The beginning of this story focuses on two questions that everyone who’s read Pride and Prejudice has asked: Why doesn’t Mr Bennet have more time for the daughter who tries so hard to be sensible? Why didn’t Mr. Collins and Mary fall in love, when they would so clearly live happily ever after? Sure, social-climber Collins might be too self-absorbed to notice the Bennet sister who would clearly make him happiest, but why doesn’t Mrs. Bennet shove Mary under his nose? I was happy to see the author of Mary B wondering the same things.

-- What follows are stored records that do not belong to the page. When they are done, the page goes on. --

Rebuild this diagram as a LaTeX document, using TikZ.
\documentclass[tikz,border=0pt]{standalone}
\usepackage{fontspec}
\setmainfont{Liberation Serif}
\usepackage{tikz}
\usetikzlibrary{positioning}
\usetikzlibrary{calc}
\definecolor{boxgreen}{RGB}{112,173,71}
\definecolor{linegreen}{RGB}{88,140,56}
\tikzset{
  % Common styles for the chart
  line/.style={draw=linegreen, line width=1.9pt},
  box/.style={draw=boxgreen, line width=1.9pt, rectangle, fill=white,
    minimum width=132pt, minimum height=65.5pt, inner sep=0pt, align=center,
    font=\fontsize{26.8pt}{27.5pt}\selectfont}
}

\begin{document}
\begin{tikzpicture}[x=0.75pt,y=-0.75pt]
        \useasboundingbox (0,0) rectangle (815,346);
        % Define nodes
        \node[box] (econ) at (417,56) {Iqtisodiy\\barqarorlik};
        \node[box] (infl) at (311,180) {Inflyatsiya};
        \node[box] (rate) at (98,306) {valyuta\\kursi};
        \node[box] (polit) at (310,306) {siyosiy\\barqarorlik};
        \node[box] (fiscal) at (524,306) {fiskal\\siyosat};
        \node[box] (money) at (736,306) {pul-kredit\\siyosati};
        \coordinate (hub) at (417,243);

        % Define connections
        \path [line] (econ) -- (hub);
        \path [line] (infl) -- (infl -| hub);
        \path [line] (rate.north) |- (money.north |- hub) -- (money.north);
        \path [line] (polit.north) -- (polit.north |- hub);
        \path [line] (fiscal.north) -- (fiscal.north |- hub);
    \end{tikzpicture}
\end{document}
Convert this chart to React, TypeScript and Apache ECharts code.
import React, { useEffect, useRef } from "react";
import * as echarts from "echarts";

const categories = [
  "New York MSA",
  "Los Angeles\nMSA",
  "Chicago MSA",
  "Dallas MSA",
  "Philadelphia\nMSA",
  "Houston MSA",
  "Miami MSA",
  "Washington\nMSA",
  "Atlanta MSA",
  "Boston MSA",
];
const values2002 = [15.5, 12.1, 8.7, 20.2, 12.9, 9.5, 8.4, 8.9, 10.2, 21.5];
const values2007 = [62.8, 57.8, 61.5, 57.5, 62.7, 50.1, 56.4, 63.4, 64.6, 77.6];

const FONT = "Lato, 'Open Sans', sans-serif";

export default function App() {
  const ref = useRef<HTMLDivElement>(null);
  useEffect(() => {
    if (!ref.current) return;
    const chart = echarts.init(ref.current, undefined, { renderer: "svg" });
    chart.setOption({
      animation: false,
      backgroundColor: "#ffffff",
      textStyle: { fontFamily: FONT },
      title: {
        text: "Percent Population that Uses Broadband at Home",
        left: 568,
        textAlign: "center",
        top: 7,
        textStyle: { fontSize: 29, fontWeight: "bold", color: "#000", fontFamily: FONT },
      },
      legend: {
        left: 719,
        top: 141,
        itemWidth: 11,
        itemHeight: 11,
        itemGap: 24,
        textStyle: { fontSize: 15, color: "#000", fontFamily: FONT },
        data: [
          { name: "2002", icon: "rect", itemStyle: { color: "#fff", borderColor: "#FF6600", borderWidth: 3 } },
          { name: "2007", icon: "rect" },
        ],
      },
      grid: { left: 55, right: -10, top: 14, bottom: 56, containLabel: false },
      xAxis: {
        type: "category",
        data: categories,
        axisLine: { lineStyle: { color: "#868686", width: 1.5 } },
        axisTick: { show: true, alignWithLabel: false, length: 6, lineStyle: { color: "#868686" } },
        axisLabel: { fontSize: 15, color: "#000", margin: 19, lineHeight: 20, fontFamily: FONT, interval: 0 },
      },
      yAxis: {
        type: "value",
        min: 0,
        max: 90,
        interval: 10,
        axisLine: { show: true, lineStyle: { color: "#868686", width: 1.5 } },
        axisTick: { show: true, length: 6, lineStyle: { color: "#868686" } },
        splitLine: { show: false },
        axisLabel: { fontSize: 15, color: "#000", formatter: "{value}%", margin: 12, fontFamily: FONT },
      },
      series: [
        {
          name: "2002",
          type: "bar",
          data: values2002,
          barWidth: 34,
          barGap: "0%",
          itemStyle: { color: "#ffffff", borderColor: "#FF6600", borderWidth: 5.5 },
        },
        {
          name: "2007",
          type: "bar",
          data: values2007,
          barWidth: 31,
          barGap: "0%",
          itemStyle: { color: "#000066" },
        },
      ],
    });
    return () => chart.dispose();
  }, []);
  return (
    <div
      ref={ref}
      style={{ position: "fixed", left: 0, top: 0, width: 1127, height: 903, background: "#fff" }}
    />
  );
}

After a promising beginning, this novel then pairs Mary with whoever is nearest. Mary and Mr. Collins makes perfect sense, but her next romance, with Col. Fitzwilliam, seemed born from a desire not to add any new characters to the cast, rather than any spark that could be fanned into a flame. There’s a strange part where Mary and Col. Fitzwilliam run around Pemberley, boinking each other and encouraging the servants’ rumor that the spare rooms are haunted. I guess Mary might be attention-starved enough to take that risk, but wouldn’t the example of Lydia’s shameful and disastrous marriage be a deterrent? (Especially since in this novel, Lydia dies in poverty, abandoned by Wickham. Which, I mean, Wickham would absolutely do.)

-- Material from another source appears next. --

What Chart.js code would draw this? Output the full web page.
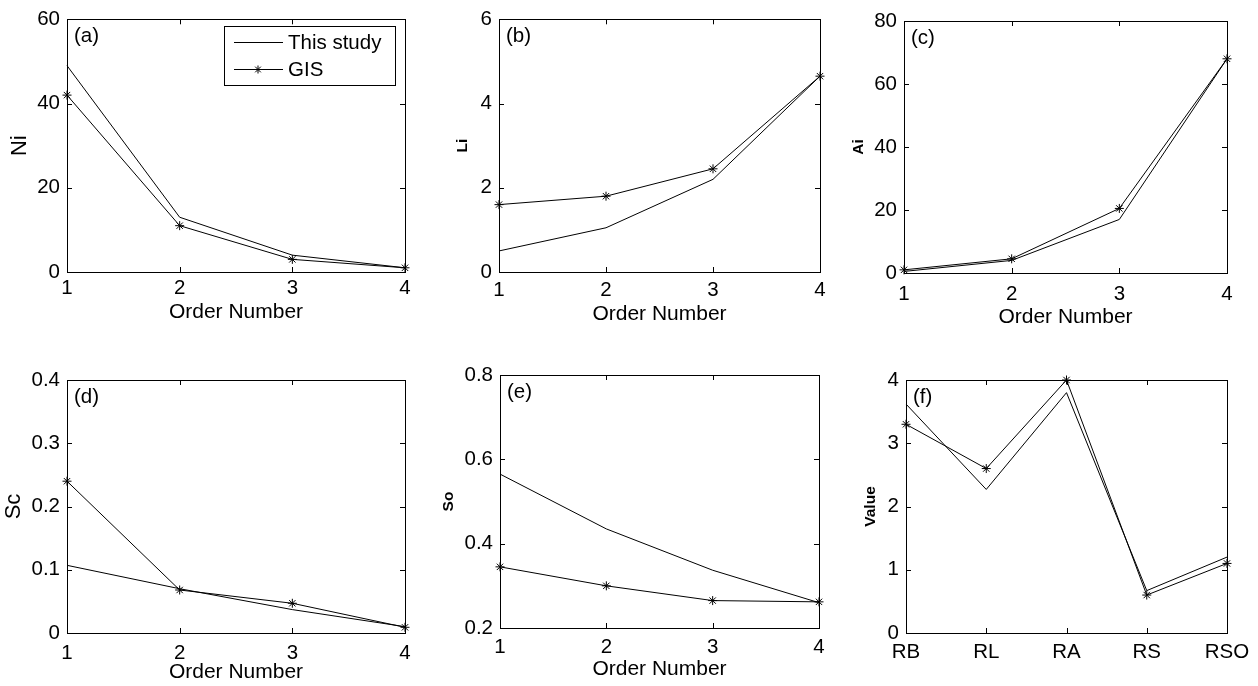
<!DOCTYPE html>
<html>
<head>
    <meta charset="utf-8">
    <title>Order Number panels</title>
    <script src="https://cdn.jsdelivr.net/npm/chart.js@4.4.0/dist/chart.umd.min.js"></script>
    <style>
        body { margin: 0; background: #fff; }
        #wrap { position: relative; width: 1258px; height: 686px; }
        .panel { position: absolute; }
    </style>
</head>
<body>
    <div id="wrap"></div>
    <script>
        // data
        const orders = [1, 2, 3, 4];
        const ratioLabels = ['RB', 'RL', 'RA', 'RS', 'RSO'];
        const seriesNames = ['This study', 'GIS'];

        const niStudy = [49, 13, 4, 1];
        const niGIS = [42, 11, 3, 1];
        const liStudy = [0.5, 1.05, 2.2, 4.65];
        const liGIS = [1.6, 1.8, 2.45, 4.65];
        const aiStudy = [0.5, 4, 17, 68];
        const aiGIS = [1, 4.5, 20.5, 68];
        const scStudy = [0.107, 0.07, 0.037, 0.01];
        const scGIS = [0.24, 0.068, 0.047, 0.009];
        const soStudy = [0.565, 0.435, 0.337, 0.26];
        const soGIS = [0.345, 0.3, 0.265, 0.262];
        const ratioStudy = [3.62, 2.27, 3.8, 0.67, 1.2];
        const ratioGIS = [3.3, 2.6, 4.0, 0.6, 1.1];

        Chart.defaults.font.family = '"Liberation Sans", Arial, Helvetica, sans-serif';
        Chart.defaults.font.size = 20.5;
        Chart.defaults.color = '#000';
        Chart.defaults.animation = false;

        const plainTitle = { size: 22, weight: 'normal' };
        const boldTitle = { size: 15.5, weight: 'bold' };

        // layout of each panel: container box + wanted plot area (page px)
        const panels = [
            { id: 'a', box: [0, 0, 420, 340], plot: [67, 16, 405, 272], y: [0, 60, 20], yTitle: 'Ni', yFont: plainTitle, yTitleX: 20, xTitleY: 313, xPad: 4,
              study: niStudy, gis: niGIS, legend: true },
            { id: 'b', box: [420, 0, 418, 340], plot: [499, 16, 820, 272], y: [0, 6, 2], yTitle: 'Li', yFont: boldTitle, yTitleX: 463, xTitleY: 315, xPad: 6,
              study: liStudy, gis: liGIS },
            { id: 'c', box: [838, 0, 420, 340], plot: [904, 21, 1227, 273], y: [0, 80, 20], yTitle: 'Ai', yFont: boldTitle, yTitleX: 859, xTitleY: 318, xPad: 9,
              study: aiStudy, gis: aiGIS },
            { id: 'd', box: [0, 340, 420, 346], plot: [67, 380, 405, 633], y: [0, 0.4, 0.1], yTitle: 'Sc', yFont: plainTitle, yTitleX: 14, xTitleY: 673, xPad: 8,
              study: scStudy, gis: scGIS },
            { id: 'e', box: [420, 340, 418, 346], plot: [500, 375, 819, 628], y: [0.2, 0.8, 0.2], yTitle: 'So', yFont: boldTitle, yTitleX: 449, xTitleY: 670, xPad: 7,
              study: soStudy, gis: soGIS },
            { id: 'f', box: [838, 340, 420, 346], plot: [906, 380, 1227, 633], y: [0, 4, 1], yTitle: 'Value', yFont: boldTitle, yTitleX: 871, xTitleY: null, xPad: 7,
              study: ratioStudy, gis: ratioGIS, categories: ratioLabels }
        ];

        // matlab style box, inward ticks, panel tag and legend
        const matlabBox = {
            id: 'matlabBox',
            afterDraw(chart, args, opts) {
                const ctx = chart.ctx;
                const a = chart.chartArea;
                const xs = chart.scales.x, ys = chart.scales.y;
                const tl = 5;
                ctx.save();
                ctx.strokeStyle = '#000';
                ctx.lineWidth = 1;
                ctx.strokeRect(Math.round(a.left) + 0.5, Math.round(a.top) + 0.5, Math.round(a.right - a.left), Math.round(a.bottom - a.top));
                ctx.beginPath();
                xs.ticks.forEach((t, i) => {
                    const px = Math.round(xs.getPixelForTick(i)) + 0.5;
                    ctx.moveTo(px, a.bottom); ctx.lineTo(px, a.bottom - tl);
                    ctx.moveTo(px, a.top); ctx.lineTo(px, a.top + tl);
                });
                ys.ticks.forEach((t, i) => {
                    const py = Math.round(ys.getPixelForTick(i)) + 0.5;
                    ctx.moveTo(a.left, py); ctx.lineTo(a.left + tl, py);
                    ctx.moveTo(a.right, py); ctx.lineTo(a.right - tl, py);
                });
                ctx.stroke();

                ctx.fillStyle = '#000';
                ctx.font = '20.5px "Liberation Sans", Arial, sans-serif';
                ctx.textBaseline = 'middle';
                ctx.textAlign = 'left';
                ctx.fillText('(' + opts.tag + ')', a.left + 7, a.top + 17);

                if (opts.legend) {
                    const w = 171, h = 59;
                    const lx = a.right - 10 - w, ly = a.top + 7;
                    ctx.strokeRect(Math.round(lx) + 0.5, Math.round(ly) + 0.5, w, h);
                    const dsets = chart.data.datasets;
                    dsets.forEach((ds, i) => {
                        const yy = Math.round(ly + 16 + i * 27) + 0.5;
                        ctx.beginPath();
                        ctx.moveTo(lx + 10, yy); ctx.lineTo(lx + 59, yy);
                        ctx.stroke();
                        if (ds.pointStyle === 'star') {
                            Chart.helpers.drawPoint(ctx, { pointStyle: 'star', radius: 4, borderWidth: 1 }, lx + 34, yy);
                        }
                        ctx.fillText(ds.label, lx + 64, yy + 1);
                    });
                }
                ctx.restore();
            }
        };

        panels.forEach(p => {
            const [bx, by, bw, bh] = p.box;
            const [pl, pt, pr, pb] = p.plot;
            const div = document.createElement('div');
            div.className = 'panel';
            div.style.left = bx + 'px';
            div.style.top = by + 'px';
            div.style.width = bw + 'px';
            div.style.height = bh + 'px';
            const cv = document.createElement('canvas');
            div.appendChild(cv);
            document.getElementById('wrap').appendChild(div);

            const xVals = p.categories ? p.categories : orders;
            const toPts = arr => arr.map((v, i) => ({ x: xVals[i], y: v }));

            const yLine = p.yFont.size * 1.2;
            const xLine = 20.5 * 1.2;

            const xScale = p.categories ? {
                type: 'category',
                labels: p.categories,
                offset: false
            } : {
                type: 'linear',
                min: 1, max: 4
            };
            Object.assign(xScale, {
                position: 'bottom',
                border: { display: false },
                grid: { display: false, drawTicks: false },
                ticks: { padding: p.xPad, stepSize: 1, maxRotation: 0, autoSkip: false, color: '#000' },
                title: p.xTitleY ? {
                    display: true, text: 'Order Number', color: '#000', font: { size: 21 },
                    padding: { top: 0, bottom: (by + bh) - p.xTitleY - xLine / 2 }
                } : { display: false },
                afterFit(s) { s.height = (by + bh) - pb; }
            });

            new Chart(cv, {
                type: 'line',
                data: {
                    datasets: [
                        { label: seriesNames[0], data: toPts(p.study), borderColor: '#000', borderWidth: 1, pointRadius: 0, clip: false },
                        { label: seriesNames[1], data: toPts(p.gis), borderColor: '#000', backgroundColor: '#000', borderWidth: 1,
                          pointStyle: 'star', pointRadius: 4.5, pointBorderWidth: 1, pointBorderColor: '#000', clip: false }
                    ]
                },
                options: {
                    responsive: true,
                    maintainAspectRatio: false,
                    events: [],
                    layout: { padding: { left: 0, top: pt - by, right: (bx + bw) - pr, bottom: 0 } },
                    plugins: {
                        legend: { display: false },
                        tooltip: { enabled: false },
                        matlabBox: { tag: p.id, legend: !!p.legend }
                    },
                    scales: {
                        x: xScale,
                        y: {
                            min: p.y[0], max: p.y[1],
                            border: { display: false },
                            grid: { display: false, drawTicks: false },
                            ticks: { stepSize: p.y[2], padding: 7, color: '#000' },
                            title: {
                                display: true, text: p.yTitle, color: '#000', font: p.yFont,
                                padding: { top: p.yTitleX - bx - yLine / 2, bottom: 0 }
                            },
                            afterFit(s) { s.width = pl - bx; }
                        }
                    }
                },
                plugins: [matlabBox]
            });
        });
    </script>
</body>
</html>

The next part of the book is some super weird Mary Bennett/Mr. Darcy fanfic, and even without the weird machinations to get Lizzie out of the picture, that is just not a pairing that makes any sense. Like, even if one day Lizzie Bennet woke up and decided that actually, she had married Darcy for his money and social connections, and actually they don’t have anything in common, there isn’t enough between Mary and Darcy to sustain a conversation, let alone a secret romance.
Oh, well, at least it was nice to know that other P&P readers had the same questions about poor Mary in the original.